What you will do: Give the listing again in full, exactly as written.
* begin Data provided *
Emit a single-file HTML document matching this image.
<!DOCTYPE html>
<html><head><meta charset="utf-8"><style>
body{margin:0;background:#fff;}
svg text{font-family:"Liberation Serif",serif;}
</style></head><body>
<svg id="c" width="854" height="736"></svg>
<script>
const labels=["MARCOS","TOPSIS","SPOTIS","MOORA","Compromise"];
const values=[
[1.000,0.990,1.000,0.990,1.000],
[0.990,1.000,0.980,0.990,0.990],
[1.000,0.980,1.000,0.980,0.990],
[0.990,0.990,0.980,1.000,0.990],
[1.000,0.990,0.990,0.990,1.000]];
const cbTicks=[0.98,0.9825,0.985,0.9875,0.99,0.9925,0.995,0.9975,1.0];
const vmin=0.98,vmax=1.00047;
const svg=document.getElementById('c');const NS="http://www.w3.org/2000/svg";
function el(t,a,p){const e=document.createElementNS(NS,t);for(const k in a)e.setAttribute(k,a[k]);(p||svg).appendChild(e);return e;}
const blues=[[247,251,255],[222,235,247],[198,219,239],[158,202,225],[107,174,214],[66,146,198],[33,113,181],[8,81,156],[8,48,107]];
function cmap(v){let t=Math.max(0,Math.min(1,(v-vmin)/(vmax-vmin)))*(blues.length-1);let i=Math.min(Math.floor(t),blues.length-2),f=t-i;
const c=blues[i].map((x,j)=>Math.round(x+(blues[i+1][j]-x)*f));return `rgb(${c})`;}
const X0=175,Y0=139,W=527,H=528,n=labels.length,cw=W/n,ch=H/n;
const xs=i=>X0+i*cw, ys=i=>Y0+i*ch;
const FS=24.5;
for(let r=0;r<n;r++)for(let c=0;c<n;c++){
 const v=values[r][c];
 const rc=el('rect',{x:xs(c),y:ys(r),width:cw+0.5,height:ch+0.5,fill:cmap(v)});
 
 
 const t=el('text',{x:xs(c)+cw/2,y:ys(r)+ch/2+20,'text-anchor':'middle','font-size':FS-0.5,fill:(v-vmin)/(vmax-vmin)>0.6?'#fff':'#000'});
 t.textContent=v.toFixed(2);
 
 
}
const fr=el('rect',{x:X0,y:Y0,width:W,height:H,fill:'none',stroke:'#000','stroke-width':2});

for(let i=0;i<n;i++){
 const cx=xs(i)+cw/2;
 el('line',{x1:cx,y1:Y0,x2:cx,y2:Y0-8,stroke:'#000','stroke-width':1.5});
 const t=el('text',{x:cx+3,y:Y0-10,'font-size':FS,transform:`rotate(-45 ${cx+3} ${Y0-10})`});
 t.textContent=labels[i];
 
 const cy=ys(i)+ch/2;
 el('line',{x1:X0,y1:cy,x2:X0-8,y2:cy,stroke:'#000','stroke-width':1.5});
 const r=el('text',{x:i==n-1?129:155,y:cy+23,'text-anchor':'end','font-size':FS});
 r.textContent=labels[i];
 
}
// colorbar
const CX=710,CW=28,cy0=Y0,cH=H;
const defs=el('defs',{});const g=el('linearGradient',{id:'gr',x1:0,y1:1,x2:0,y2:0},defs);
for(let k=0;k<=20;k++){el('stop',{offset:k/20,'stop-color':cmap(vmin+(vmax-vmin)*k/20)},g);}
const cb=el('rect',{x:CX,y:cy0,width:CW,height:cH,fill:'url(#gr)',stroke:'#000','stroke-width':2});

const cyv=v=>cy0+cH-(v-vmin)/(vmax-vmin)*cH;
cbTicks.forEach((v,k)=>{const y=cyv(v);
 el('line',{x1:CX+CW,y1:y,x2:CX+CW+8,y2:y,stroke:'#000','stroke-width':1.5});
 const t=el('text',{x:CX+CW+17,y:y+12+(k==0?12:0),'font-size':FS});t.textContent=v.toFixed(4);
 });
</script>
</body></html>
* end Data provided *
Solution to this problem:
Emit a single-file HTML document matching this image.
<!DOCTYPE html>
<html><head><meta charset="utf-8"><style>
body{margin:0;background:#fff;}
svg text{font-family:"Liberation Serif",serif;}
</style></head><body>
<svg id="c" width="854" height="736"></svg>
<script>
const labels=["MARCOS","TOPSIS","SPOTIS","MOORA","Compromise"];
const values=[
[1.000,0.990,1.000,0.990,1.000],
[0.990,1.000,0.980,0.990,0.990],
[1.000,0.980,1.000,0.980,0.990],
[0.990,0.990,0.980,1.000,0.990],
[1.000,0.990,0.990,0.990,1.000]];
const cbTicks=[0.98,0.9825,0.985,0.9875,0.99,0.9925,0.995,0.9975,1.0];
const vmin=0.98,vmax=1.00047;
const svg=document.getElementById('c');const NS="http://www.w3.org/2000/svg";
function el(t,a,p){const e=document.createElementNS(NS,t);for(const k in a)e.setAttribute(k,a[k]);(p||svg).appendChild(e);return e;}
const blues=[[247,251,255],[222,235,247],[198,219,239],[158,202,225],[107,174,214],[66,146,198],[33,113,181],[8,81,156],[8,48,107]];
function cmap(v){let t=Math.max(0,Math.min(1,(v-vmin)/(vmax-vmin)))*(blues.length-1);let i=Math.min(Math.floor(t),blues.length-2),f=t-i;
const c=blues[i].map((x,j)=>Math.round(x+(blues[i+1][j]-x)*f));return `rgb(${c})`;}
const X0=175,Y0=139,W=527,H=528,n=labels.length,cw=W/n,ch=H/n;
const xs=i=>X0+i*cw, ys=i=>Y0+i*ch;
const FS=24.5;
for(let r=0;r<n;r++)for(let c=0;c<n;c++){
 const v=values[r][c];
 const rc=el('rect',{x:xs(c),y:ys(r),width:cw+0.5,height:ch+0.5,fill:cmap(v)});
 
 
 const t=el('text',{x:xs(c)+cw/2,y:ys(r)+ch/2+20,'text-anchor':'middle','font-size':FS-0.5,fill:(v-vmin)/(vmax-vmin)>0.6?'#fff':'#000'});
 t.textContent=v.toFixed(2);
 
 
}
const fr=el('rect',{x:X0,y:Y0,width:W,height:H,fill:'none',stroke:'#000','stroke-width':2});

for(let i=0;i<n;i++){
 const cx=xs(i)+cw/2;
 el('line',{x1:cx,y1:Y0,x2:cx,y2:Y0-8,stroke:'#000','stroke-width':1.5});
 const t=el('text',{x:cx+3,y:Y0-10,'font-size':FS,transform:`rotate(-45 ${cx+3} ${Y0-10})`});
 t.textContent=labels[i];
 
 const cy=ys(i)+ch/2;
 el('line',{x1:X0,y1:cy,x2:X0-8,y2:cy,stroke:'#000','stroke-width':1.5});
 const r=el('text',{x:i==n-1?129:155,y:cy+23,'text-anchor':'end','font-size':FS});
 r.textContent=labels[i];
 
}
// colorbar
const CX=710,CW=28,cy0=Y0,cH=H;
const defs=el('defs',{});const g=el('linearGradient',{id:'gr',x1:0,y1:1,x2:0,y2:0},defs);
for(let k=0;k<=20;k++){el('stop',{offset:k/20,'stop-color':cmap(vmin+(vmax-vmin)*k/20)},g);}
const cb=el('rect',{x:CX,y:cy0,width:CW,height:cH,fill:'url(#gr)',stroke:'#000','stroke-width':2});

const cyv=v=>cy0+cH-(v-vmin)/(vmax-vmin)*cH;
cbTicks.forEach((v,k)=>{const y=cyv(v);
 el('line',{x1:CX+CW,y1:y,x2:CX+CW+8,y2:y,stroke:'#000','stroke-width':1.5});
 const t=el('text',{x:CX+CW+17,y:y+12+(k==0?12:0),'font-size':FS});t.textContent=v.toFixed(4);
 });
</script>
</body></html>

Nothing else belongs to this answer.